1/16/11

Estropeado Español

Rarely do letters of recommendation carry the purpose of destiny that the two held by the young private did on September 26, 1575. Folded neatly into fours and bound with a thin silk strand, he kept them tucked into his doublet covering the two thimble-sized pink scars on his breast. His left hand, irreparably maimed, reached up and patted them reflexively every few minutes to make sure that they were still there. The few paragraphs of flourished script marked upon those papers, he knew, would determine the course of the rest of his life.

One was signed by Gonzalo Fernández de Córdoba, the Duque de Sessa, and the second by none other than the hero of Lepanto, Don Juan de Austria. With them, King Philip of Spain would grant him the merced so necessary for his promotion to a Captaincy in the Spanish army. An illustrious past behind him, a long and likely distinguished career now lay before.

The letters were never to reach their destination. This fact however did not hinder their purpose; they were still indeed to alter the life of the holder, just not in the way that he had expected.

Only a few miles from the Spanish coast, the ship carrying the letter-bearer was surprised by a small fleet of Turks. Those few Christian soldiers who survived the short battle were bound to be galley-slaves for the remainder of their short tortured lives, lost to the memory of Europe forever. But when the royal letters of recommendation were found on one prisoner, the pirates knew they had a special prize worthy of a hefty ransom.

The letters not only spared his life, they set him on a new path. In the five years that Miguel de Cervantes spent as prisoner awaiting ransom, he began to write.

5 comments:

Enbrethiliel said...

+JMJ+

There's something heartbreaking about Christian soldiers falling into the hands of Turk slavers so soon after Lepanto--not in the big political sense, but in the sense of evil always coming back to take out its spite on the little people.

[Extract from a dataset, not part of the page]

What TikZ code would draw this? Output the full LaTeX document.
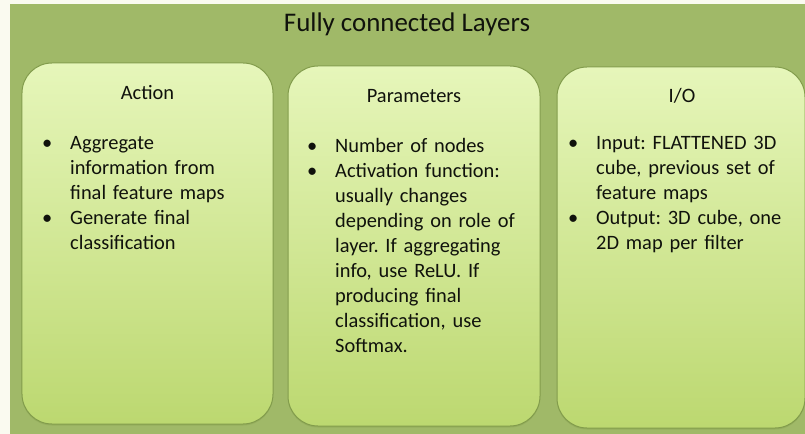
\documentclass[tikz,border=0pt]{standalone}
\usepackage{fontspec}
\setmainfont{Carlito}
\usetikzlibrary{shadows}

\definecolor{paper}{RGB}{250,250,240}
\definecolor{bgolive}{RGB}{160,185,104}
\definecolor{boxtop}{RGB}{230,246,186}
\definecolor{boxmid}{RGB}{214,237,150}
\definecolor{boxbot}{RGB}{188,216,112}
\definecolor{boxedge}{RGB}{130,156,76}
\definecolor{ink}{RGB}{16,18,12}

\newcommand{\bitem}{\makebox[28bp][l]{\textbullet}}
\newcommand{\bcont}{\hspace*{28bp}}
\frenchspacing

\begin{document}
\begin{tikzpicture}[x=1bp,y=-1bp,
  panel/.style={rounded corners=30bp, top color=boxtop, middle color=boxmid,
    bottom color=boxbot, draw=boxedge, line width=1bp, inner sep=0pt,
    drop shadow={shadow xshift=0bp, shadow yshift=-1.5bp, opacity=0.35, fill=boxedge}},
  heading/.style={anchor=base, inner sep=0pt, text=ink,
    font=\fontsize{20.5}{25}\selectfont},
  bullets/.style={anchor=base west, inner sep=0pt, text=ink, align=left,
    text width=240bp, font=\fontsize{20.5}{25}\selectfont},
  title/.style={anchor=base, inner sep=0pt, text=ink,
    font=\fontsize{27}{32}\selectfont}
]
% page and olive backdrop
\useasboundingbox (0,0) rectangle (805,434);
\fill[paper] (0,0) rectangle (805,434);
\fill[bgolive] (10,4) rectangle (805,434);

\node[title] (title) at (407,32) {Fully connected Layers};

% three panels
\node[panel, minimum width=251bp, minimum height=361bp] (action) at (147.5,243.5) {};
\node[panel, minimum width=252bp, minimum height=360bp] (params) at (414,246) {};
\node[panel, minimum width=248bp, minimum height=361bp] (io) at (681,247.5) {};

% panel headings
\node[heading] (hAction) at (147.5,100) {Action};
\node[heading] (hParams) at (414,103) {Parameters};
\node[heading] (hIO) at (682,103) {I/O};

% panel contents
\node[bullets] (tAction) at (42,150) {%
\bitem Aggregate\\
\bcont information from\\
\bcont final feature maps\\
\bitem Generate final\\
\bcont classification};

\node[bullets] (tParams) at (307,153) {%
\bitem Number of nodes\\
\bitem Activation function:\\
\bcont usually changes\\
\bcont depending on role of\\
\bcont layer. If aggregating\\
\bcont info, use ReLU. If\\
\bcont producing final\\
\bcont classification, use\\
\bcont Softmax.};

\node[bullets] (tIO) at (568,150) {%
\bitem Input: FLATTENED 3D\\
\bcont cube, previous set of\\
\bcont feature maps\\
\bitem Output: 3D cube, one\\
\bcont 2D map per filter};
\end{tikzpicture}
\end{document}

(Captcha is "lepart" . . . which looks a little like "lepant" if you cross your eyes!)

cyurkanin said...

I think so too, and also that all the gains that were made at that battle in defense of the West were all but nearly wiped back away within a few years due to the renewal of all the political infighting.

cyurkanin said...

You and your constant "captcha" watching! lol

Enbrethiliel said...

+JMJ+

One of those "swept back, having accomplished nothing but an epic" things that Hillaire Belloc wrote of, I guess.

Wonderfully heroic stuff to read about . . . but I've started to wonder about these ineffectual "epics" that Belloc and G.K. Chesterton have taught more recent generations--the generations which them out of the charming Englishy obscurity which became them far more than their new sacred cow status--to revere as the most glorious moments in Church history. I suppose all Catholics need a triumphalist fix now and then, but that alone makes for a very narrow and very naive view.

PS--I just came across a blogger who said that captchas are her biggest pet peeve. When she sees them, she doesn't bother to leave a comment: they disgust her so. I couldn't believe it! Captchas are like the fortune cookies you get for free in a restaurant--or (so I've heard) like the grits you get for free in a Southern restaurant--and like, you know, grace (like Igor)! Let Forrest Gump have his boxes of chocolates: I say that life is like a list of captchas!

PPS--So . . . does "smsigler" mean anything to you?

cyurkanin said...

Smsigler? ... someone said that to me once... once... lol!

I think Belloc and Chesterton serve their purpose but I've never held them up as the sacred cows that they are now. Especially now as never before. I think you're right about their epic views but I nevertheless do love Chesterton's poem.